The Blackhawks and Golden Knights combined for 116 shot attempts, 68 shots on goal, 59 total scoring chances, 36 high-danger chances (according to Natural Stat Trick) and eight goals. Each team also had a penalty shot, but Zack Smith rang his shot off the crossbar 44 seconds into the game, and Jonathan Marchessault missed on his in the second period.

"Tonight was kind of a track meet," Calvin de Haan said. "We were taking a lot of odd-man rushes here and there, but we were creating a ton at the same time. Obviously we just out-capitalized them. These guys play hard at home and we weathered their storm. It was a fun game to play overall, but there's some things we can clean up. But we got the two points and it's about wins and losses."

3. Blackhawks score five in a row

After jumping out to a 2-0 lead in each of their previous three games, the Blackhawks found themselves on the other side of that on Wednesday, with the Golden Knights striking twice in the opening 6:29.

But it didn't faze the Blackhawks. Patrick Kane responded 16 seconds after the Golden Knights went up by two with a goal in his fourth consecutive game, and his team later scored the next four. 

Kane (one goal, two assists) and Dylan Strome (one goal, two assists) each had three-point outings while Kirby Dach (one goal, one assist), Alex DeBrincat (two assists) and Zack Smith (two assists) also had multi-point efforts. It was a huge character win for the Blackhawks.

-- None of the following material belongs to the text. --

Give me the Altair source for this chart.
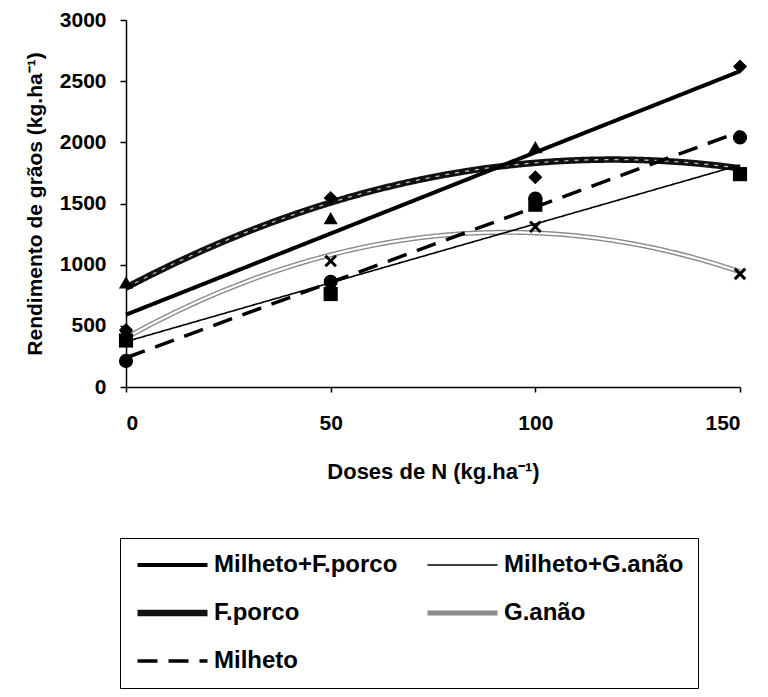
import altair as alt
import pandas as pd

doses = [0, 50, 100, 150]
series = ["Milheto+F.porco", "Milheto+G.anão", "F.porco", "G.anão", "Milheto"]
milheto_fporco = [465, 1545, 1715, 2620]
milheto_ganao = [380, 760, 1490, 1740]
fporco = [855, 1380, 1960, 1745]
ganao = [420, 1030, 1310, 925]
milheto = [213, 860, 1540, 2040]

values = [milheto_fporco, milheto_ganao, fporco, ganao, milheto]
rows = []
for s, vals in zip(series, values):
    for d, v in zip(doses, vals):
        rows.append({"dose": d, "valor": v, "serie": s})
df = pd.DataFrame(rows)

FONT = "Liberation Sans"
linear_series = ["Milheto+F.porco", "Milheto+G.anão", "Milheto"]
poly_series = ["F.porco", "G.anão"]
marker_shapes = {
    "Milheto+F.porco": "diamond",
    "Milheto+G.anão": "square",
    "F.porco": "triangle-up",
    "Milheto": "circle",
}

leg = alt.Legend(
    title=None, orient="none", legendX=-6, legendY=518, columns=2, direction="horizontal",
    strokeColor="black", padding=14, columnPadding=26, rowPadding=22, clipHeight=26,
    symbolType="stroke", symbolSize=4900,
    labelFont=FONT, labelFontSize=24, labelFontWeight="bold", labelColor="black",
    labelLimit=400, labelOffset=3,
)

x_enc = alt.X("dose:Q", scale=alt.Scale(domain=[0, 150], nice=False),
              axis=alt.Axis(values=[0, 50, 100, 150], title="Doses de N (kg.ha⁻¹)",
                            labelPadding=20, tickSize=5, titlePadding=28, titleFontSize=22))
y_enc = alt.Y("valor:Q", scale=alt.Scale(domain=[0, 3000], nice=False),
              axis=alt.Axis(values=[0, 500, 1000, 1500, 2000, 2500, 3000], format="d",
                            title="Rendimento de grãos (kg.ha⁻¹)",
                            labelPadding=14, tickSize=6, titlePadding=14, titleFontSize=21))

color = alt.Color("serie:N", scale=alt.Scale(domain=series,
                  range=["#000000", "#000000", "#111111", "#8a8a8a", "#000000"]),
                  legend=leg)
width = alt.StrokeWidth("serie:N", scale=alt.Scale(type="ordinal", domain=series,
                        range=[4, 1.6, 6.5, 5, 3.5]), legend=leg)
dash = alt.StrokeDash("serie:N", scale=alt.Scale(type="ordinal", domain=series,
                      range=[[1, 0], [1, 0], [1, 0], [1, 0], [20, 11]]), legend=leg)

base = alt.Chart(df)

lin = base.transform_filter(
    alt.FieldOneOfPredicate(field="serie", oneOf=linear_series)
).transform_regression("dose", "valor", groupby=["serie"], method="linear", extent=[0, 150]
).mark_line().encode(x=x_enc, y=y_enc, color=color, strokeWidth=width, strokeDash=dash)

poly = base.transform_filter(
    alt.FieldOneOfPredicate(field="serie", oneOf=poly_series)
).transform_regression("dose", "valor", groupby=["serie"], method="poly", order=2, extent=[0, 150]
).mark_line().encode(x=x_enc, y=y_enc, color=color, strokeWidth=width, strokeDash=dash)

fp_center = base.transform_filter(alt.datum.serie == "F.porco").transform_regression(
    "dose", "valor", method="poly", order=2, extent=[0, 150]
).mark_line(stroke="#bbbbbb", strokeWidth=1.3, strokeDash=[4, 6]).encode(x="dose:Q", y="valor:Q")

ga_center = base.transform_filter(alt.datum.serie == "G.anão").transform_regression(
    "dose", "valor", method="poly", order=2, extent=[0, 150]
).mark_line(stroke="#ffffff", strokeWidth=2.2).encode(x="dose:Q", y="valor:Q")

point_layers = []
for s, shp in marker_shapes.items():
    point_layers.append(
        base.transform_filter(alt.datum.serie == s).mark_point(
            shape=shp, filled=True, size=200, opacity=1, color="black"
        ).encode(x="dose:Q", y="valor:Q")
    )

xs = base.transform_filter(alt.datum.serie == "G.anão").mark_point(
    shape="M-1,-1L1,1M-1,1L1,-1", filled=False, size=110, strokeWidth=3, color="black", opacity=1
).encode(x="dose:Q", y="valor:Q")

chart = alt.layer(poly, fp_center, ga_center, lin, *point_layers, xs).properties(
    width=614, height=367,
    autosize=alt.AutoSizeParams(type="none"),
    padding={"left": 126, "top": 20, "right": 28, "bottom": 310},
    background="white",
).configure_view(stroke=None).configure_axis(
    labelFont=FONT, titleFont=FONT, labelFontSize=21,
    labelFontWeight="bold", titleFontWeight="bold", labelColor="black", titleColor="black",
    domainColor="black", tickColor="black", domainWidth=1.5, tickWidth=1.5, grid=False,
)

chart.save("out.html", embed_options={"renderer": "svg", "actions": False})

"That was big," Colliton said of rallying from a two-goal deficit. "Because I thought we were close early. ... We had a decent beginning of the game and we're down 2-0. Maybe five games ago that could have gone south on us but I really liked how we responded."

4. An entertaining goaltending battle between two of the best

When they're both on, Corey Crawford and Marc-Andre Fleury are two of the top goaltenders in the league. And their talents were on full display on national television Wednesday night.

Crawford faced 21 high-danger chances and stopped 39 of 42 shots for a save percentage of .929. Fleury was solid also even though the numbers don’t show it, facing 15 high-danger chances and giving up five goals on 26 shots for a save percentage of .808.

The final score was 5-3, but it could've been much higher if it weren't for the two of them matching high quality save after high quality save throughout the game.

"It was a fast game," Crawford said. "They’re a really good hockey team. I think they lost a few before tonight, so obviously they were gonna be hungry. Seems like they always come out hard in the first period there. But we didn’t fold. We just kept playing. This offense is so good that, we get a little sniff and we’re still in the game. ... It was a fun hockey game."